Titre : Lointains mes mots
Auteur.ice.s : Sandrine Revel et Anaëlle Hermans
Edition : Dargaud
Date de parution : 18 avril 2025
Genre du livre : Roman graphique
C’est l’éternelle quête de nouveaux possibles que nous racontent Sandrine Revel et Anaëlle Hermans. L’abandon d’une existence urbaine pour une reconnexion à la nature. Mais ce cap pour la Province, très en vogue dans la littérature, n’est pas honnêtement le point de départ de Lointains mes mots. Les deux autrices explorent ce fantasme citadin, certes. Mais pas que.
Si Claire passe des heures à déshabiller une pierre de la couche de pétrole qui la drape, entamant une relation presque monogame avec son sédiment rocheux, ce n’est pas seulement pour satisfaire son besoin de connecter avec la nature. Claire est une passionnée des mots, dont le métier est d’enseigner aux élèves la rigueur du langage. Traductrice également, elle est animée par un idéal de justesse. Mais après un accident cardio-vasculaire, Claire perd certaines aptitudes, dont l’aisance qu’elle avait à nommer les choses.
Claire oublie ces mots si précieux qui nourrissaient sa vie professionnelle. Pour ne pas plier face au handicap, la jeune femme décore son quotidien de post-it. C’est une véritable invasion de pense-bêtes destinés à ne pas laisser les mots s’échapper de sa mémoire. Frigo. Armoire. Chaise. Lait. Se remémorer tous ces objets, auxquels nous ne prêtons pas attention, demande à la jeune femme une concentration particulière. Et puis surtout, une retraite s’impose pour elle qui, de toute façon, ne peut plus exercer. Alors elle noie sa déception, non dans l’alcool, mais dans la mer. Grâce à la plongée sous-marine, elle apprend à apprécier le silence. Et à connecter avec la nature bien sûr.
Le lecteur comprend qu’avec l’accident, ses priorités se sont déplacées. Ce ne sont plus les ambitions qui guident Claire, mais l’importance donnée au soin. Claire veut être à l’écoute de son corps. L’aider. Mais aussi guérir la terre qui l’accueille. L’âme et son environnement sont des éléments que Sandrine Revel et Anaëlle Hermans se permettent de mettre en parallèle. Si Claire échoue sur ce village côtier, c’est, donc, d’abord, pour débarrasser sa faune et sa flore des conséquences du naufrage d’un pétrolier.
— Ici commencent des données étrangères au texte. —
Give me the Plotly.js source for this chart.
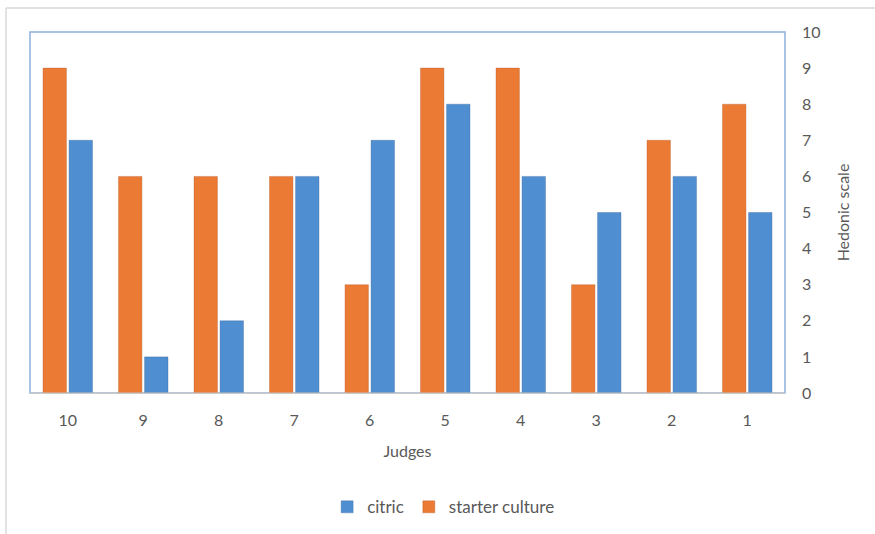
<!DOCTYPE html>
<html>
<head>
<meta charset="utf-8">
<script src="https://cdn.plot.ly/plotly-3.0.1.min.js"></script>
<style>
html,body{margin:0;padding:0;background:#fff;}
#chart{width:875px;height:534px;}
</style>
</head>
<body>
<div id="chart"></div>
<script>
const judges = ["10","9","8","7","6","5","4","3","2","1"];
const citric = [7, 1, 2, 6, 7, 8, 6, 5, 6, 5];
const starterCulture = [9, 6, 6, 6, 3, 9, 9, 3, 7, 8];
const yTicks = [0,1,2,3,4,5,6,7,8,9,10];

const font = "Lato, 'Open Sans', sans-serif";
const gray = "#595959";

const traces = [
  {
    type: "bar", name: "starter culture", x: judges, y: starterCulture,
    marker: {color: "#EB7A35", line: {color: "rgba(180,90,40,0.35)", width: 1}},
    legendrank: 2, hoverinfo: "x+y+name"
  },
  {
    type: "bar", name: "citric", x: judges, y: citric,
    marker: {color: "#4F8FD1", line: {color: "rgba(60,100,150,0.35)", width: 1}},
    legendrank: 1, hoverinfo: "x+y+name"
  }
];

const layout = {
  width: 875, height: 534,
  margin: {l: 30, r: 90, t: 32, b: 141},
  paper_bgcolor: "#ffffff", plot_bgcolor: "#ffffff",
  barmode: "group", bargap: 0.31, bargroupgap: 0.1,
  font: {family: font, size: 17, color: gray},
  showlegend: true,
  legend: {orientation: "h", xref: "container", yref: "container",
           x: 0.507, xanchor: "center", y: 0.05, yanchor: "middle",
           font: {family: font, size: 17, color: gray}, itemwidth: 30, tracegroupgap: 0},
  xaxis: {
    type: "category", categoryorder: "array", categoryarray: judges,
    showline: true, linecolor: "#c9c9c9", linewidth: 1, mirror: false,
    showgrid: false, zeroline: false, ticks: "", ticklabelstandoff: 13,
    tickfont: {family: font, size: 16, color: gray}, automargin: true,
    title: {text: "Judges", font: {family: font, size: 16, color: gray}, standoff: 17}
  },
  yaxis: {
    side: "right", range: [0, 10], tickvals: yTicks, ticktext: yTicks.map(String),
    showgrid: false, zeroline: false, showline: false, ticks: "", ticklabelstandoff: 16,
    tickfont: {family: font, size: 16, color: gray}, automargin: true,
    title: {text: "Hedonic scale", font: {family: font, size: 16, color: gray}, standoff: 18}
  },
  shapes: [
    {type: "rect", xref: "paper", yref: "paper", x0: 0, x1: 1, y0: 0, y1: 1,
     line: {color: "#8EB0DB", width: 1.5}, layer: "below"},
    {type: "line", xref: "paper", yref: "paper", x0: 0, x1: 1, y0: 0, y1: 0,
     line: {color: "#c9c9c9", width: 1}},
    {type: "line", xref: "paper", yref: "paper", x0: -0.0318, x1: 1.2, y0: 1.0665, y1: 1.0665,
     line: {color: "#d9d9d9", width: 1.5}},
    {type: "line", xref: "paper", yref: "paper", x0: -0.0318, x1: -0.0318, y0: 1.0665, y1: -0.4,
     line: {color: "#d9d9d9", width: 1.5}}
  ]
};

Plotly.newPlot("chart", traces, layout, {displayModeBar: false, staticPlot: true});
</script>
</body>
</html>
Lointains mes mots, en plus de mettre en lumière le handicap dans sa diversité et de s’imposer comme un appel à agir pour une terre plus saine, est aussi une proposition esthétique très aboutie. Claire est touchante, comme l’est le dessin pastel de Sandrine Revel qui s’était déjà illustrée avec ses biographies consacrées à Glenn Gould et Tom Thomson. D’ailleurs, si ce dernier lui avait offert la possibilité d’affronter l’hostilité des paysages montagneux du Canada, aujourd’hui, c’est aux fonds marins qu’elle se consacre. Et ce, avec cette même délicatesse qui lui avait déjà à l’époque valu nos éloges.